Echoing Aref’s sentiments, Davoud Mohammadi, another candidate, said the coalition will not allow NGOs to be shutdown. “We recently asked the Education Minister Ali Asghar Fani to include representatives from teachers’ associations in his inner circle, and we’re going to ask the same thing from the environmental chief.”

  Time for a Change

The meeting was well-attended by activists, who criticized the sitting Parliament and a several lawmakers for their environmentally unfriendly stance, but stressed that they need to know exactly what the candidates plan and intend to do to address the grave pollution and environmental problems.

Seyyed Rashed Fakhroddini, an environmentalist from Kurdestan Province, said that environmental conservation “transcends ethnicity and political leanings,” and that words must translate into action.

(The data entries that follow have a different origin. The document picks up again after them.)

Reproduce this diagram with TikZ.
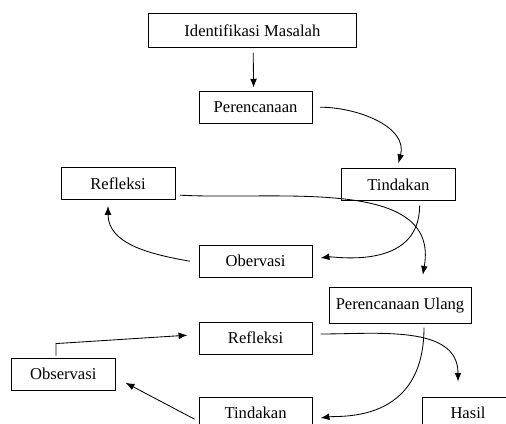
\documentclass[tikz,border=0pt]{standalone}
\usepackage{fontspec}
\setmainfont{Liberation Serif}
\usetikzlibrary{arrows.meta}

\begin{document}
\begin{tikzpicture}
    [
        every node/.style={draw, minimum height=0.8cm, minimum width=2.83cm, align=center, font=\fontsize{11.8}{14}\selectfont, line width=0.6pt},
        every path/.style={->, >={Latex[length=2.2mm, width=1.7mm]}, line width=0.6pt},
    ]
  \useasboundingbox (0,0) rectangle (12.65,-10.6);

  % Nodes
  \node [minimum width=5.22cm, minimum height=0.83cm] (idm) at (6.31,-0.76) {Identifikasi Masalah};
  \node [] (per) at (6.39,-2.68) {Perencanaan};
  \node [minimum width=2.85cm] (ref) at (2.95,-4.59) {Refleksi};
  \node [] (tin) at (9.96,-4.61) {Tindakan};
  \node [] (obv) at (6.39,-6.53) {Obervasi};
  \node [minimum width=3.55cm, minimum height=0.9cm] (peru) at (10.0,-7.63) {Perencanaan Ulang};
  \node [] (refd) at (6.39,-8.45) {Refleksi};
  \node [minimum width=2.6cm] (obs) at (1.58,-9.35) {Observasi};
  \node [] (tind) at (6.39,-10.33) {Tindakan};
  \node [minimum width=2.3cm] (hasil) at (11.7,-10.33) {Hasil};

  % Connections
  \draw [] ([xshift=0.02cm, yshift=-0.13cm]idm.south) -- ([xshift=-0.05cm, yshift=0.08cm]per.north);
  \draw [] ([xshift=0.18cm]per.east) to[out=0, in=75] ([yshift=0.12cm]tin.north);
  \draw [] ([xshift=0.53cm, yshift=-0.12cm]tin.south) to[out=-90, in=8, out looseness=1.5, in looseness=0.3] ([xshift=0.2cm, yshift=0.08cm]obv.east);
  \draw [] ([xshift=-0.22cm]obv.west) to[out=170, in=-90] ([xshift=-0.25cm, yshift=-0.15cm]ref.south);
  \draw [] ([xshift=0.12cm, yshift=-0.29cm]ref.east) to[out=-3, in=80] ([xshift=0.57cm, yshift=0.3cm]peru.north);
  \draw [] ([xshift=0.6cm, yshift=-0.1cm]peru.south) to[out=-90, in=8, out looseness=1.8, in looseness=0.35] ([xshift=0.2cm, yshift=-0.12cm]tind.east);
  \draw [] ([xshift=-0.1cm, yshift=-0.15cm]tind.west) -- ([xshift=0.25cm, yshift=-0.22cm]obs.east);
  \draw [] ([xshift=-0.18cm, yshift=0.05cm]obs.north) -- ++(0,0.3) -- ([xshift=-0.28cm, yshift=0.07cm]refd.west);
  \draw [] ([xshift=0.2cm, yshift=0.1cm]refd.east) to[out=0, in=90] ([xshift=-0.25cm, yshift=0.38cm]hasil.north);
\end{tikzpicture}
\end{document}
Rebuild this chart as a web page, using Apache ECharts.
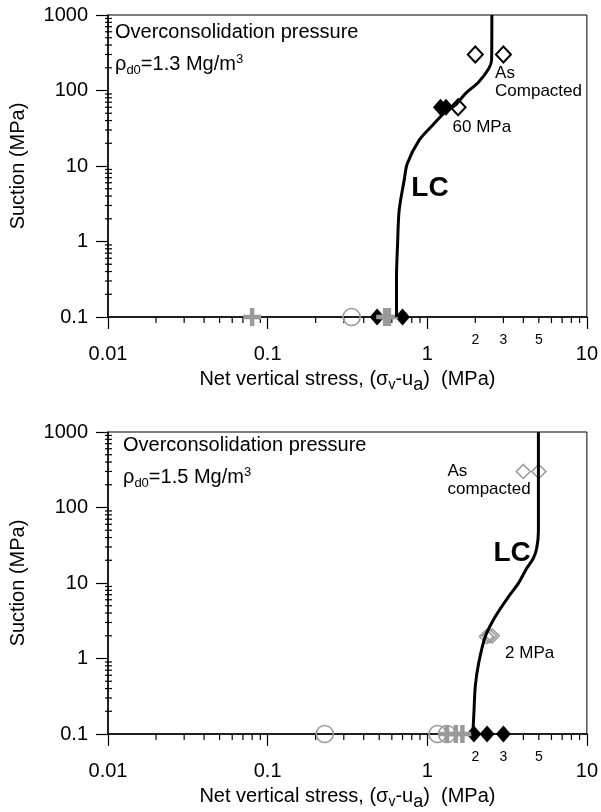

“Many of the sitting lawmakers have proposed ambitious construction projects to appease their constituents but with absolutely no regard for the (negative) environmental impact of the projects,” said Abbas Mohammadi, a member of the Mountain Watch group.

Esmaeil Kahrom, a popular academic and advisor to DOE chief Massoumeh Ebtekar, said he hopes the next Parliament would “adopt a firm stance against anti-environmental lobbying.”

The outspoken activist, who has publicly thrown his support behind Aref, said he believes every lawmaker must have an environment advisor because “not everyone is an expert at everything.”

  Bill Gathering Dust

Sitting legislators have drawn the ire of concerned Iranians for having done little in the way of alleviating environmental woes; case in point being the vital Clean Air Act, which has been pending in the Majlis for over a year — a bill environmentalists say can and will help significantly reduce pollution and improve air quality.

Factions and groups across the political spectrum have made known their intention to contest this week’s vote termed as “very crucial” by senior authorities of government, state and religion.  

Observers say this vote is all the more crucial because it is the first general election after the July nuclear agreement between Iran and the six world powers (the five permanent members of the UN Security Council plus Germany). The deal is seen as instrumental in helping normalize Tehran’s relations with the outside world in key sectors including the economy, finance, banking and environmental protection.

The government in Tehran is now obviously not unaware of the fact that the society at large is gradually getting more conscious towards environmental issues as is the case in very many counties struggling with high pollution and the obliviousness of the authorities in charge.

Academia, environmentalists and economic experts of different schools have regularly called on the Iranian governments that they need to change the way the country conducts itself when it comes to the economy, energy consumption and industrial and waste management.

In short, the entire concept of sustainable development in Iran has gained extra currency in recent years as the people have started demanding efficiency and responsibility from all those in charge of the environment, more so from the elected officials and their representatives.